Google: Is Now a Good Time to Be Evil?

November 3, 2014

I got a kick out of “Larry Page: It’s Time to Change Google’s ‘Don’t Be Evil’ Mission Statement.” I recall the time in 1999 when Mr. Page and I argued about truncation. He said in front of a Search Engine Conference audience in Boston, “Google will NEVER implement truncation.” Well, that notion did not last very long at all.

The Google “evil” tag has persisted for more than a decade. I think that a fellow named Paul Buchheit, who in Google lore, invented Gmail in his Google allocated free time. (That’s a myth for perhaps another Beyond Search post.)

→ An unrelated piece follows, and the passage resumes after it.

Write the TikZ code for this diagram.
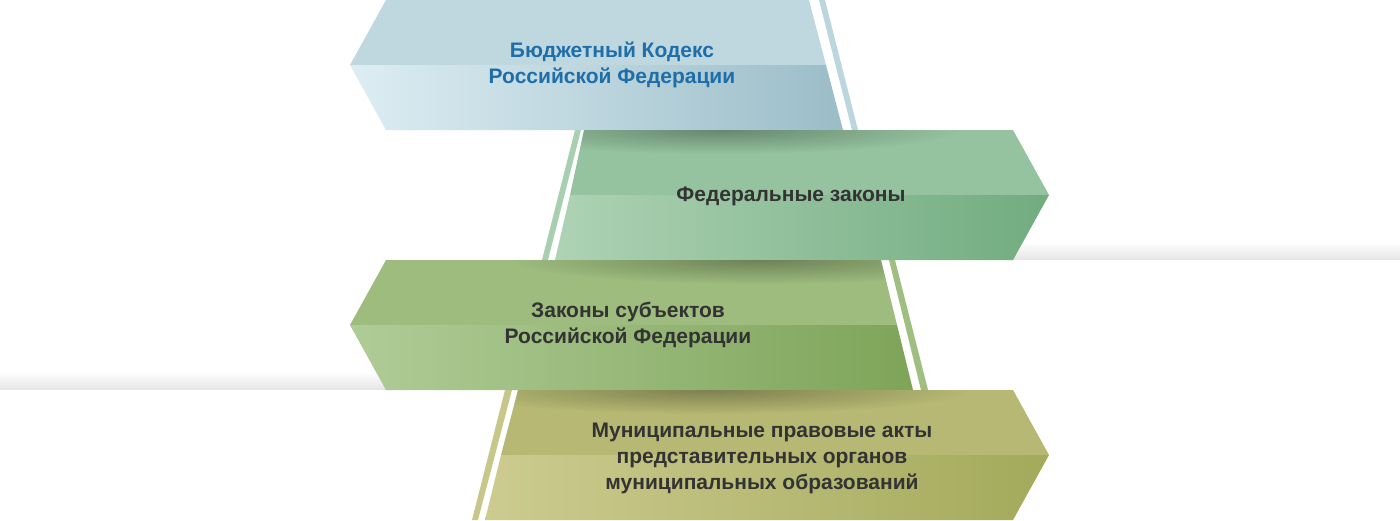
\documentclass[tikz,border=0pt]{standalone}
\usepackage{fontspec}
\setmainfont{Liberation Sans}
\usetikzlibrary{fadings}
\tikzfading[name=blobfade, inner color=transparent!0, outer color=transparent!100]
\definecolor{txt}{HTML}{333333}
\definecolor{txtblue}{HTML}{1F6EA8}
\definecolor{aTop}{HTML}{BFD8E0}
\definecolor{aL}{HTML}{DDEDF3}
\definecolor{aR}{HTML}{9BBDC8}
\definecolor{aS}{HTML}{BCD6DE}
\definecolor{bTop}{HTML}{95C39F}
\definecolor{bL}{HTML}{AED2B5}
\definecolor{bR}{HTML}{71AC7F}
\definecolor{bS}{HTML}{A9CFB1}
\definecolor{cTop}{HTML}{9DBC7E}
\definecolor{cL}{HTML}{AFCC97}
\definecolor{cR}{HTML}{7EA459}
\definecolor{cS}{HTML}{9FBE80}
\definecolor{dTop}{HTML}{B6B873}
\definecolor{dL}{HTML}{CDCB90}
\definecolor{dR}{HTML}{A3AA5B}
\definecolor{dS}{HTML}{C8C78A}
\begin{document}
\begin{tikzpicture}[x=1pt,y=-1pt,
  lbl/.style={font=\bfseries\fontsize{21}{26}\selectfont, text=txt, align=center, inner sep=0pt},
  dropshadow/.style={black, opacity=0.3, path fading=blobfade},
  floorshadow/.style={black!10, path fading=north}]
\useasboundingbox (0,0) rectangle (1400,520);
\fill[white] (0,0) rectangle (1400,520);

% floor shadows
\fill[floorshadow] (1013,242) rectangle (1400,260);
\fill[floorshadow] (0,372) rectangle (386,390);

% ---- shape 1 (blue)
\fill[aS] (819,0) -- (825,0) -- (858,130) -- (852,130) -- cycle;
\fill[aTop] (386,0) -- (809,0) -- (826,65) -- (350,65) -- cycle;
\begin{scope}
  \clip (350,65) -- (826,65) -- (843,130) -- (386,130) -- cycle;
  \shade[left color=aL, right color=aR] (350,65) rectangle (843,130);
\end{scope}
\node[lbl, text=txtblue] (t1) at (612,65) {Бюджетный Кодекс\\Российской Федерации};

% ---- shape 2 (green)
\fill[bS] (575,130) -- (581,130) -- (548,260) -- (542,260) -- cycle;
\fill[bTop] (584,130) -- (1013,130) -- (1049,195) -- (570,195) -- cycle;
\begin{scope}
  \clip (570,195) -- (1049,195) -- (1013,260) -- (555,260) -- cycle;
  \shade[left color=bL, right color=bR] (555,195) rectangle (1049,260);
\end{scope}
\begin{scope}
  \clip (584,130) -- (1013,130) -- (1049,195) -- (570,195) -- cycle;
  \fill[dropshadow] (720,130) ellipse [x radius=240, y radius=24];
\end{scope}
\node[lbl] (t2) at (791,196) {Федеральные законы};

% ---- shape 3 (olive green)
\fill[cS] (889,260) -- (895,260) -- (928,390) -- (921,390) -- cycle;
\fill[cTop] (386,260) -- (881,260) -- (897,325) -- (350,325) -- cycle;
\begin{scope}
  \clip (350,325) -- (897,325) -- (913,390) -- (386,390) -- cycle;
  \shade[left color=cL, right color=cR] (350,325) rectangle (913,390);
\end{scope}
\begin{scope}
  \clip (386,260) -- (881,260) -- (897,325) -- (350,325) -- cycle;
  \fill[dropshadow] (760,260) ellipse [x radius=250, y radius=24];
\end{scope}
\node[lbl] (t3) at (628,325) {Законы субъектов\\Российской Федерации};

% ---- shape 4 (olive)
\fill[dS] (505,390) -- (512,390) -- (478,520) -- (472,520) -- cycle;
\fill[dTop] (518,390) -- (1013,390) -- (1049,455) -- (501,455) -- cycle;
\begin{scope}
  \clip (501,455) -- (1049,455) -- (1013,520) -- (485,520) -- cycle;
  \shade[left color=dL, right color=dR] (485,455) rectangle (1049,520);
\end{scope}
\begin{scope}
  \clip (518,390) -- (1013,390) -- (1049,455) -- (501,455) -- cycle;
  \fill[dropshadow] (710,390) ellipse [x radius=260, y radius=24];
\end{scope}
\node[lbl] (t4) at (762,458) {Муниципальные правовые акты\\представительных органов\\муниципальных образований};
\end{tikzpicture}
\end{document}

I am fairly confident that “Don’t be evil” quickly became a bit of overused insider humor. “Evil” is a fuzzy concept and almost anyone who has had a brush with the GOOG knows that it is Google’s way or the highway. If the Google steamroller mashes a person or thing, then the mashee becomes part of the information highway in a sprightly manner. (There is a top one percent of the top one percent who actually work at Google in some professional capacity. Think of a modern version of the medieval Great Chain of Being.)

Now to the article. The write up reports:

Google’s chief executive Larry Page has admitted that the company has outgrown its “don’t be evil” and “make the world a better place” mission statement, but that what comes next is unknown.

In the manner of real journalists, the article adds:

Page insists that the company is still focused on the altruistic principles that it was founded on in 1998, when he and co-founder Sergey Brin were aiming big with “societal goals” to “organize the world’s information and make it universally accessible and useful”.

I love the last line of the article:

Page’s attitude is “well, somebody’s got to do it” and Google’s resources allow it to do more than most.

Oy! Such a burden. Anyone remember George Carlin’s quip about the supreme being:

If God is all powerful, can He make a stone so big that He Himself can’t lift it?